INFORMATION SHOWN:
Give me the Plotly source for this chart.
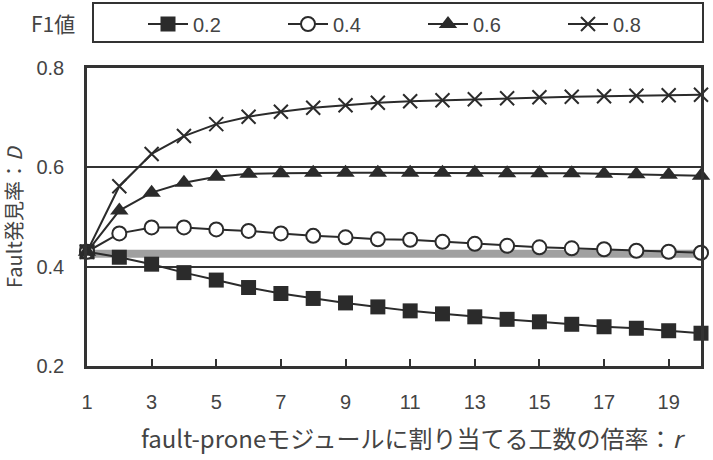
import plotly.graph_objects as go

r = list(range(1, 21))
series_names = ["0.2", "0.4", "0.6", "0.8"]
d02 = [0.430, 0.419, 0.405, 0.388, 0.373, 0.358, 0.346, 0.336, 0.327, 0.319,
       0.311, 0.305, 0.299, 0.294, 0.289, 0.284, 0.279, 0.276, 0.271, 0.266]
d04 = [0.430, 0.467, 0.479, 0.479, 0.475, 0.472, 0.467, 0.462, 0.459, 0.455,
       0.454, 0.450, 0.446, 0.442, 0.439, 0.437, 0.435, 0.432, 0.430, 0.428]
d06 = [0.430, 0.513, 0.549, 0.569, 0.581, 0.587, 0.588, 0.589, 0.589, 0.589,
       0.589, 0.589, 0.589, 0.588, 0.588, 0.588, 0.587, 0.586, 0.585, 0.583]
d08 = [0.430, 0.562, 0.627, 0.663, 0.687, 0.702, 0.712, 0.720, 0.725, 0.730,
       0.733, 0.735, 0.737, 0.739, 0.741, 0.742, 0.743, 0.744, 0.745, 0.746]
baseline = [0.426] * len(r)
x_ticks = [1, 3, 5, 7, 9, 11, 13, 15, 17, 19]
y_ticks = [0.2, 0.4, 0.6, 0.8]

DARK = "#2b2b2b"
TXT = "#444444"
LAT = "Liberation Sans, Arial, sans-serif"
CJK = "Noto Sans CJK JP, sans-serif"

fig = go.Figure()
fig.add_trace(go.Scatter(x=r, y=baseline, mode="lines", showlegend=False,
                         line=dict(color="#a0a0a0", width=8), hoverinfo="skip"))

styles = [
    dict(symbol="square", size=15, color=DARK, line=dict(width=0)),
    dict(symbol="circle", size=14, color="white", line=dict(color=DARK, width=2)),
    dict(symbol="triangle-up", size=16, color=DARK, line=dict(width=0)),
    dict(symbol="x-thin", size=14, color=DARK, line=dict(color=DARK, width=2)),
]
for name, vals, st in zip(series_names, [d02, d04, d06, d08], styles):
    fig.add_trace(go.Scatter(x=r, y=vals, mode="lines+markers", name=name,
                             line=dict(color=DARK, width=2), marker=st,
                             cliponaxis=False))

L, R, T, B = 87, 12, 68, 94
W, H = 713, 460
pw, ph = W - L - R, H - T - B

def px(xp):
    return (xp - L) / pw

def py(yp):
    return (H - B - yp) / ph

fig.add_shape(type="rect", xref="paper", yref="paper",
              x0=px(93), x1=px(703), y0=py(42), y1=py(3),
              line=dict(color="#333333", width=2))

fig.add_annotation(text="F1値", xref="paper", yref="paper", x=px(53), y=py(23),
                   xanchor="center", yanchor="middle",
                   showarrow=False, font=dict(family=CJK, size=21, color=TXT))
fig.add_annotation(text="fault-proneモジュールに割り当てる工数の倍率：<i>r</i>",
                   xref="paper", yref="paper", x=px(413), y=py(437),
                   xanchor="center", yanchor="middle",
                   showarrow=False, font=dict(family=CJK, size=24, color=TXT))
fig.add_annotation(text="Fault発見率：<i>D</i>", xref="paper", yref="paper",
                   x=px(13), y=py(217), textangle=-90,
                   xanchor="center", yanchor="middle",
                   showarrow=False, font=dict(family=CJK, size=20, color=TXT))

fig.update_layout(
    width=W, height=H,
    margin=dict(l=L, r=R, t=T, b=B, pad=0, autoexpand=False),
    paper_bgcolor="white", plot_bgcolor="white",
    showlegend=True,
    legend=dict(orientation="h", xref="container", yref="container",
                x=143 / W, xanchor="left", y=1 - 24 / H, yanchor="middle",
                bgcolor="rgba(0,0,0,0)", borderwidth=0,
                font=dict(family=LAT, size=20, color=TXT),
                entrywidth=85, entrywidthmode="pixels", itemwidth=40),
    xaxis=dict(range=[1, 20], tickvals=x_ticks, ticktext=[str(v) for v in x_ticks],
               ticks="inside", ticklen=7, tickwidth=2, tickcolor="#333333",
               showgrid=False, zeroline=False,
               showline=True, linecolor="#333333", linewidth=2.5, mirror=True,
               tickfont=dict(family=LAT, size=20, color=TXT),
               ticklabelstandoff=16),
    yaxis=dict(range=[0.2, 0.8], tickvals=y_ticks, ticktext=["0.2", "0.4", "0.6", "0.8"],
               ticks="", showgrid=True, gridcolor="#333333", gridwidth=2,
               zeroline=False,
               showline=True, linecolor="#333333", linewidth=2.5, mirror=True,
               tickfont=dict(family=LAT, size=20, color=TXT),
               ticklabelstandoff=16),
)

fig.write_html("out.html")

WHAT YOU HAVE TO DO: Leave out the pictures and reproduce the rest of the listing exactly.

REPLY:
Give me the Plotly source for this chart.
import plotly.graph_objects as go

r = list(range(1, 21))
series_names = ["0.2", "0.4", "0.6", "0.8"]
d02 = [0.430, 0.419, 0.405, 0.388, 0.373, 0.358, 0.346, 0.336, 0.327, 0.319,
       0.311, 0.305, 0.299, 0.294, 0.289, 0.284, 0.279, 0.276, 0.271, 0.266]
d04 = [0.430, 0.467, 0.479, 0.479, 0.475, 0.472, 0.467, 0.462, 0.459, 0.455,
       0.454, 0.450, 0.446, 0.442, 0.439, 0.437, 0.435, 0.432, 0.430, 0.428]
d06 = [0.430, 0.513, 0.549, 0.569, 0.581, 0.587, 0.588, 0.589, 0.589, 0.589,
       0.589, 0.589, 0.589, 0.588, 0.588, 0.588, 0.587, 0.586, 0.585, 0.583]
d08 = [0.430, 0.562, 0.627, 0.663, 0.687, 0.702, 0.712, 0.720, 0.725, 0.730,
       0.733, 0.735, 0.737, 0.739, 0.741, 0.742, 0.743, 0.744, 0.745, 0.746]
baseline = [0.426] * len(r)
x_ticks = [1, 3, 5, 7, 9, 11, 13, 15, 17, 19]
y_ticks = [0.2, 0.4, 0.6, 0.8]

DARK = "#2b2b2b"
TXT = "#444444"
LAT = "Liberation Sans, Arial, sans-serif"
CJK = "Noto Sans CJK JP, sans-serif"

fig = go.Figure()
fig.add_trace(go.Scatter(x=r, y=baseline, mode="lines", showlegend=False,
                         line=dict(color="#a0a0a0", width=8), hoverinfo="skip"))

styles = [
    dict(symbol="square", size=15, color=DARK, line=dict(width=0)),
    dict(symbol="circle", size=14, color="white", line=dict(color=DARK, width=2)),
    dict(symbol="triangle-up", size=16, color=DARK, line=dict(width=0)),
    dict(symbol="x-thin", size=14, color=DARK, line=dict(color=DARK, width=2)),
]
for name, vals, st in zip(series_names, [d02, d04, d06, d08], styles):
    fig.add_trace(go.Scatter(x=r, y=vals, mode="lines+markers", name=name,
                             line=dict(color=DARK, width=2), marker=st,
                             cliponaxis=False))

L, R, T, B = 87, 12, 68, 94
W, H = 713, 460
pw, ph = W - L - R, H - T - B

def px(xp):
    return (xp - L) / pw

def py(yp):
    return (H - B - yp) / ph

fig.add_shape(type="rect", xref="paper", yref="paper",
              x0=px(93), x1=px(703), y0=py(42), y1=py(3),
              line=dict(color="#333333", width=2))

fig.add_annotation(text="F1値", xref="paper", yref="paper", x=px(53), y=py(23),
                   xanchor="center", yanchor="middle",
                   showarrow=False, font=dict(family=CJK, size=21, color=TXT))
fig.add_annotation(text="fault-proneモジュールに割り当てる工数の倍率：<i>r</i>",
                   xref="paper", yref="paper", x=px(413), y=py(437),
                   xanchor="center", yanchor="middle",
                   showarrow=False, font=dict(family=CJK, size=24, color=TXT))
fig.add_annotation(text="Fault発見率：<i>D</i>", xref="paper", yref="paper",
                   x=px(13), y=py(217), textangle=-90,
                   xanchor="center", yanchor="middle",
                   showarrow=False, font=dict(family=CJK, size=20, color=TXT))

fig.update_layout(
    width=W, height=H,
    margin=dict(l=L, r=R, t=T, b=B, pad=0, autoexpand=False),
    paper_bgcolor="white", plot_bgcolor="white",
    showlegend=True,
    legend=dict(orientation="h", xref="container", yref="container",
                x=143 / W, xanchor="left", y=1 - 24 / H, yanchor="middle",
                bgcolor="rgba(0,0,0,0)", borderwidth=0,
                font=dict(family=LAT, size=20, color=TXT),
                entrywidth=85, entrywidthmode="pixels", itemwidth=40),
    xaxis=dict(range=[1, 20], tickvals=x_ticks, ticktext=[str(v) for v in x_ticks],
               ticks="inside", ticklen=7, tickwidth=2, tickcolor="#333333",
               showgrid=False, zeroline=False,
               showline=True, linecolor="#333333", linewidth=2.5, mirror=True,
               tickfont=dict(family=LAT, size=20, color=TXT),
               ticklabelstandoff=16),
    yaxis=dict(range=[0.2, 0.8], tickvals=y_ticks, ticktext=["0.2", "0.4", "0.6", "0.8"],
               ticks="", showgrid=True, gridcolor="#333333", gridwidth=2,
               zeroline=False,
               showline=True, linecolor="#333333", linewidth=2.5, mirror=True,
               tickfont=dict(family=LAT, size=20, color=TXT),
               ticklabelstandoff=16),
)

fig.write_html("out.html")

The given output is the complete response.